Competitive teaching

If you’re thinking, “Hey, I took AnSci100 with him,” you’re in good company. According to Dan Shike, Dr. Parrett taught that course for the first time in spring 1988. Then he kept at it, teaching it every semester for 34 years. University enrollment records show that he taught 8,120 students — in Animal Sciences 100 alone.

He was deeply interested in those students, and they loved him for it. Not sure what to do with your life? Go see Dr. Parrett. Need life advice? Go see Dr. Parrett.

Shike would know; Dr. Parrett first recruited him, and then mentored him in livestock judging, teaching and life. The two of them taught beef production together the past 14 years.

“He was the master of captivating an audience,” Shike says. “On the first day of class, he would tell students that I would probably provide them with better science, but he would have the better stories!”

And you know a couple of international livestock evaluators were competitive. Dr. Parrett was obviously kind and compassionate, but he’d also come down at the end of the semester to see who “won” on teaching evaluations.

Dream team

For an entire generation (and maybe two), Doug Parrett and Tom Carr just went together. Parrett coached livestock judging. Carr coached meats judging. And together they coached the meat animal evaluation team for 31 years, winning the national championship 16 times.

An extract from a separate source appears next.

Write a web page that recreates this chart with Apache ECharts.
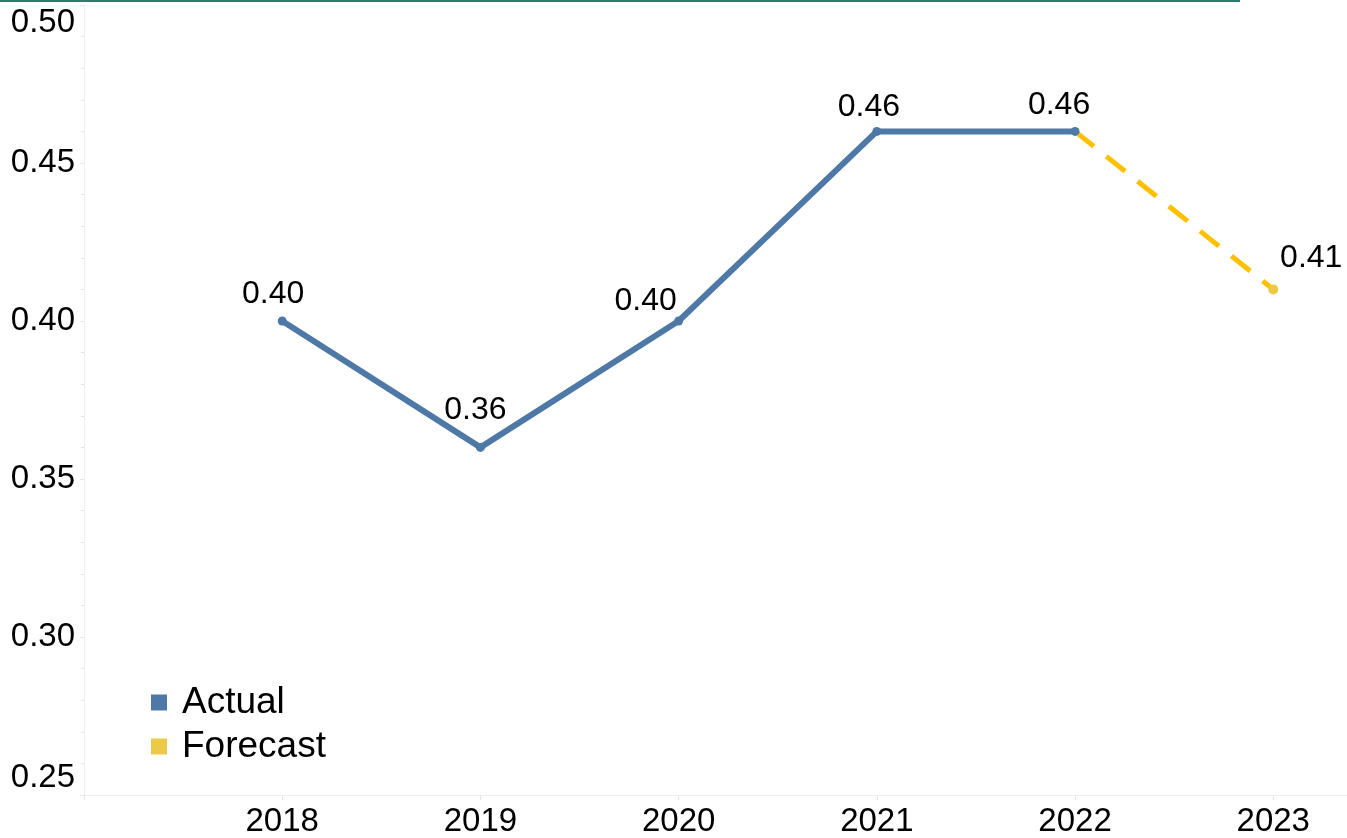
<!DOCTYPE html>
<html>
<head>
<meta charset="utf-8">
<script src="https://cdn.jsdelivr.net/npm/echarts@6/dist/echarts.min.js"></script>
<style>
  html, body { margin: 0; padding: 0; background: #ffffff; }
  #chart { width: 1347px; height: 838px; }
</style>
</head>
<body>
<div id="chart"></div>
<script>
// ---- data ----
const actualYears = [2018, 2019, 2020, 2021, 2022];
const actualValues = [0.40, 0.36, 0.40, 0.46, 0.46];
const forecastYears = [2022, 2023];
const forecastValues = [0.46, 0.41];
const yTicks = [0.25, 0.30, 0.35, 0.40, 0.45, 0.50];
const seriesNames = ['Actual', 'Forecast'];

// ---- styling (kept out of data) ----
const FONT = 'Liberation Sans, Arial, sans-serif';
const BLUE = '#4e79a7';
const GOLD_LINE = '#ffc000';
const GOLD_MARK = '#edc948';
const actualLabelOffsets = [[-9, -1], [-5, -12], [-33, 6], [-8, 1], [-16, -1]];
const forecastLabelOffset = [38, -5];

const actualData = actualYears.map((y, i) => ({
  value: [y, actualValues[i]],
  label: { offset: actualLabelOffsets[i] }
}));
const forecastData = forecastYears.map((y, i) => ({
  value: [y, forecastValues[i]],
  symbolSize: i === 0 ? 0 : 10,
  label: i === 0 ? { show: false } : { show: true, offset: forecastLabelOffset }
}));

const chart = echarts.init(document.getElementById('chart'), null, { renderer: 'canvas' });
chart.setOption({
  animation: false,
  backgroundColor: '#ffffff',
  grid: { left: 84, right: 0, top: 5, bottom: 43, containLabel: false },
  xAxis: {
    type: 'value',
    min: 2017,
    max: 2023.372,
    interval: 1,
    axisLine: { show: true, lineStyle: { color: '#efefef', width: 1 } },
    axisTick: { show: true, length: 5, lineStyle: { color: '#e6e6e6' } },
    splitLine: { show: false },
    axisLabel: {
      color: '#000',
      fontFamily: FONT,
      fontSize: 33,
      margin: 10,
      showMaxLabel: false,
      formatter: v => (Number.isInteger(v) && v > 2017) ? String(v) : ''
    }
  },
  yAxis: {
    type: 'value',
    min: yTicks[0],
    max: yTicks[yTicks.length - 1],
    interval: 0.05,
    axisLine: { show: true, lineStyle: { color: '#efefef', width: 1 } },
    axisTick: { show: true, length: 4, lineStyle: { color: '#e6e6e6' } },
    minorTick: { show: true, splitNumber: 5, length: 3, lineStyle: { color: '#e6e6e6' } },
    splitLine: { show: false },
    axisLabel: {
      color: '#000',
      fontFamily: FONT,
      fontSize: 33,
      margin: 9,
      formatter: v => {
        const s = v.toFixed(2);
        if (Math.abs(v - yTicks[yTicks.length - 1]) < 1e-9) return '{top|' + s + '}';
        if (Math.abs(v - yTicks[0]) < 1e-9) return '{bot|' + s + '}';
        return s;
      },
      rich: {
        top: { fontSize: 33, fontFamily: FONT, color: '#000', padding: [36, 0, 0, 0] },
        bot: { fontSize: 33, fontFamily: FONT, color: '#000', padding: [0, 0, 35, 0] }
      }
    }
  },
  legend: {
    orient: 'vertical',
    left: 146,
    top: 679,
    icon: 'rect',
    itemWidth: 16,
    itemHeight: 16,
    itemGap: 7,
    textStyle: { color: '#000', fontFamily: FONT, fontSize: 37, padding: [0, 0, 0, 10] },
    data: [
      { name: seriesNames[0], itemStyle: { color: BLUE } },
      { name: seriesNames[1], itemStyle: { color: GOLD_MARK } }
    ]
  },
  graphic: [
    { type: 'rect', left: 0, top: 0, shape: { width: 1240, height: 2 }, style: { fill: '#2e7b72' }, silent: true }
  ],
  series: [
    {
      name: seriesNames[0],
      type: 'line',
      data: actualData,
      symbol: 'circle',
      symbolSize: 9,
      lineStyle: { color: BLUE, width: 6 },
      itemStyle: { color: BLUE },
      label: {
        show: true,
        position: 'top',
        color: '#000',
        fontFamily: FONT,
        fontSize: 32,
        formatter: p => p.value[1].toFixed(2)
      },
      z: 3
    },
    {
      name: seriesNames[1],
      type: 'line',
      data: forecastData,
      symbol: 'circle',
      lineStyle: { color: GOLD_LINE, width: 5, type: [24, 16] },
      itemStyle: { color: GOLD_MARK },
      label: {
        show: true,
        position: 'top',
        color: '#000',
        fontFamily: FONT,
        fontSize: 32,
        formatter: p => p.value[1].toFixed(2)
      },
      z: 2
    }
  ]
});
</script>
</body>
</html>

Name a basketball coach with that kind of a record. Go ahead. I’ll wait.

What it really means is that for three decades, they crisscrossed the country together in a van, ate a lot of fast food, shared their faith and beliefs and concerns. They lost their dads at about the same time. It was tough on them, but they had each other to help shoulder the loss.

“We were just always together,” Dr. Carr told me.

And at the end of the day, isn’t that everything?

Sixteen national championships. Two best friends. Dozens of young people looking to them for advice or another way to almost swear.

Carr says Parrett was a good coach because he was a good teacher. “The kids knew he was very interested in them, and in them succeeding in life,” Carr says. “You’re gonna pay attention to somebody that cares about ya.”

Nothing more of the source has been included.